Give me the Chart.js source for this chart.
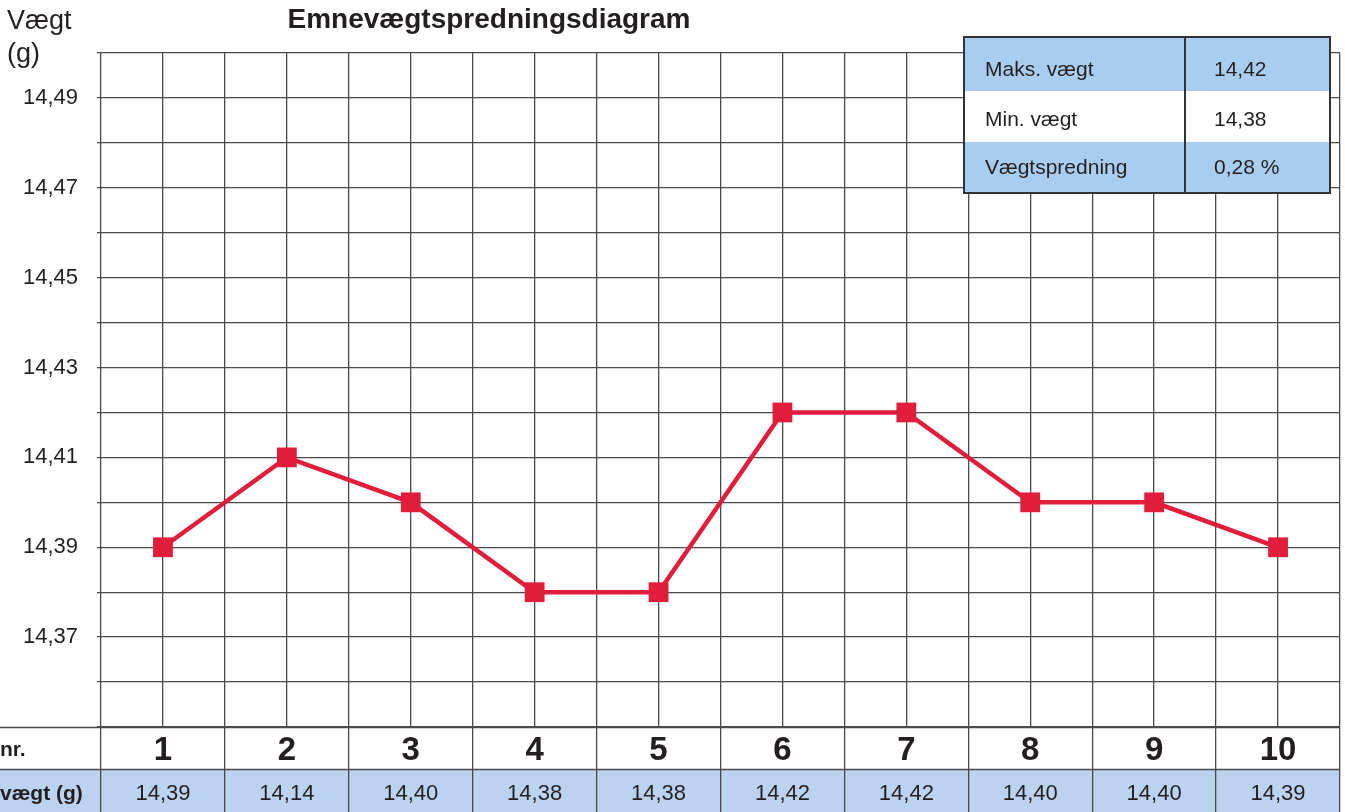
<!DOCTYPE html>
<html>
<head>
<meta charset="utf-8">
<script src="https://cdn.jsdelivr.net/npm/chart.js@4/dist/chart.umd.min.js"></script>
<style>
  html, body { margin: 0; padding: 0; background: #fff; }
  #wrap { width: 1345px; height: 812px; position: relative; }
</style>
</head>
<body>
<div id="wrap"><canvas id="c" width="1345" height="812"></canvas></div>
<script>
// ---- Data ----
const categories = [1, 2, 3, 4, 5, 6, 7, 8, 9, 10];
const weights = [14.39, 14.41, 14.40, 14.38, 14.38, 14.42, 14.42, 14.40, 14.40, 14.39];
const tableWeights = ['14,39', '14,14', '14,40', '14,38', '14,38', '14,42', '14,42', '14,40', '14,40', '14,39'];
const yLabelValues = [14.37, 14.39, 14.41, 14.43, 14.45, 14.47, 14.49];
const statLabels = ['Maks. vægt', 'Min. vægt', 'Vægtspredning'];
const statValues = ['14,42', '14,38', '0,28 %'];
const titleText = 'Emnevægtspredningsdiagram';
const yTitle = ['Vægt', '(g)'];
const rowLabels = ['nr.', 'vægt (g)'];

const FONT = '"Liberation Sans", Arial, Helvetica, sans-serif';
const TXT = '#231f20';
const GRID = '#4a4a4a';
const RED = '#e01e3c';

const decorPlugin = {
  id: 'decor',
  beforeDraw(chart) {
    const ctx = chart.ctx;
    const x = chart.scales.x;
    const ca = chart.chartArea;
    ctx.save();
    ctx.fillStyle = '#fff';
    ctx.fillRect(0, 0, chart.width, chart.height);
    ctx.fillStyle = '#bcd3ef';
    const rowTop = ca.bottom + 42;
    ctx.fillRect(0, rowTop, x.getPixelForValue(10.5), chart.height - rowTop);
    ctx.restore();
  },
  afterDraw(chart) {
    const ctx = chart.ctx;
    const x = chart.scales.x;
    const ca = chart.chartArea;
    const right = x.getPixelForValue(10.5);
    ctx.save();
    ctx.strokeStyle = GRID;
    ctx.lineWidth = 1.3;
    ctx.beginPath();
    ctx.moveTo(0, Math.round(ca.bottom) + 0.5); ctx.lineTo(right, Math.round(ca.bottom) + 0.5);
    ctx.moveTo(0, Math.round(ca.bottom + 42) + 0.5); ctx.lineTo(right, Math.round(ca.bottom + 42) + 0.5);
    ctx.stroke();

    ctx.fillStyle = TXT;
    ctx.textAlign = 'center';
    ctx.textBaseline = 'middle';
    ctx.font = 'bold 33px ' + FONT;
    categories.forEach(c => ctx.fillText(String(c), x.getPixelForValue(c), ca.bottom + 24));
    ctx.font = '22px ' + FONT;
    categories.forEach((c, i) => ctx.fillText(tableWeights[i], x.getPixelForValue(c), ca.bottom + 67));
    ctx.textAlign = 'left';
    ctx.font = 'bold 21px ' + FONT;
    ctx.fillText(rowLabels[0], 0, ca.bottom + 23);
    ctx.fillText(rowLabels[1], 0, ca.bottom + 67);

    ctx.textAlign = 'center';
    ctx.textBaseline = 'alphabetic';
    ctx.font = 'bold 28px ' + FONT;
    ctx.fillText(titleText, 489, 28);

    ctx.textAlign = 'left';
    ctx.font = '27px ' + FONT;
    ctx.fillText(yTitle[0], 7, 29);
    ctx.fillText(yTitle[1], 7, 62);

    const bx = 964, by = 37, bw = 366, bh = 156, div = 1185;
    const rh = [54, 51, 51];
    const ty = [70, 120, 168];
    const fills = ['#a8cdee', '#ffffff', '#a8cdee'];
    let yy = by;
    ctx.font = '21px ' + FONT;
    ctx.textBaseline = 'middle';
    statLabels.forEach((lab, i) => {
      ctx.fillStyle = fills[i];
      ctx.fillRect(bx, yy, bw, rh[i]);
      ctx.fillStyle = TXT;
      ctx.fillText(lab, 985, ty[i]);
      ctx.fillText(statValues[i], 1214, ty[i]);
      yy += rh[i];
    });
    ctx.strokeStyle = '#333';
    ctx.lineWidth = 2;
    ctx.strokeRect(bx, by, bw, bh);
    ctx.beginPath();
    ctx.moveTo(div, by); ctx.lineTo(div, by + bh);
    ctx.stroke();
    ctx.restore();
  }
};

new Chart(document.getElementById('c'), {
  type: 'line',
  data: {
    datasets: [{
      data: categories.map((c, i) => ({ x: c, y: weights[i] })),
      borderColor: RED,
      backgroundColor: RED,
      borderWidth: 4.5,
      pointStyle: 'rect',
      pointRadius: 14,
      pointHoverRadius: 14,
      pointBorderWidth: 0,
      tension: 0,
      clip: false
    }]
  },
  options: {
    responsive: false,
    animation: false,
    events: [],
    layout: { autoPadding: false, padding: { left: 0, right: 5, top: 53, bottom: 0 } },
    plugins: { legend: { display: false }, tooltip: { enabled: false }, title: { display: false } },
    scales: {
      x: {
        type: 'linear',
        min: 0.5,
        max: 10.5,
        ticks: { stepSize: 0.5, display: false },
        border: { display: false },
        grid: {
          color: GRID,
          lineWidth: 1.3,
          drawTicks: true,
          tickLength: 85,
          tickColor: (ctx) => (ctx.tick && Math.abs(ctx.tick.value % 1 - 0.5) < 1e-6) ? GRID : 'rgba(0,0,0,0)'
        },
        afterFit(scale) { scale.height = 85; }
      },
      y: {
        type: 'linear',
        min: 14.35,
        max: 14.50,
        ticks: {
          stepSize: 0.01,
          padding: 19,
          color: TXT,
          font: { family: FONT, size: 22 },
          callback: (v) => {
            const k = Math.round(v * 100);
            return yLabelValues.some(t => Math.round(t * 100) === k) ? (k / 100).toFixed(2).replace('.', ',') : '';
          }
        },
        border: { display: false },
        grid: { color: GRID, lineWidth: 1.3, drawTicks: true, tickLength: 4, tickColor: GRID },
        afterFit(scale) { scale.width = 101; }
      }
    }
  },
  plugins: [decorPlugin]
});
</script>
</body>
</html>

====

◆ Request ◆
Please repeat exactly the data above from its first line to the line that contains "const rowLabels = ['nr.', 'vægt (g)'];", inclusive, and leave every picture out.

◆ Completed exercise ◆
Give me the Chart.js source for this chart.
<!DOCTYPE html>
<html>
<head>
<meta charset="utf-8">
<script src="https://cdn.jsdelivr.net/npm/chart.js@4/dist/chart.umd.min.js"></script>
<style>
  html, body { margin: 0; padding: 0; background: #fff; }
  #wrap { width: 1345px; height: 812px; position: relative; }
</style>
</head>
<body>
<div id="wrap"><canvas id="c" width="1345" height="812"></canvas></div>
<script>
// ---- Data ----
const categories = [1, 2, 3, 4, 5, 6, 7, 8, 9, 10];
const weights = [14.39, 14.41, 14.40, 14.38, 14.38, 14.42, 14.42, 14.40, 14.40, 14.39];
const tableWeights = ['14,39', '14,14', '14,40', '14,38', '14,38', '14,42', '14,42', '14,40', '14,40', '14,39'];
const yLabelValues = [14.37, 14.39, 14.41, 14.43, 14.45, 14.47, 14.49];
const statLabels = ['Maks. vægt', 'Min. vægt', 'Vægtspredning'];
const statValues = ['14,42', '14,38', '0,28 %'];
const titleText = 'Emnevægtspredningsdiagram';
const yTitle = ['Vægt', '(g)'];
const rowLabels = ['nr.', 'vægt (g)'];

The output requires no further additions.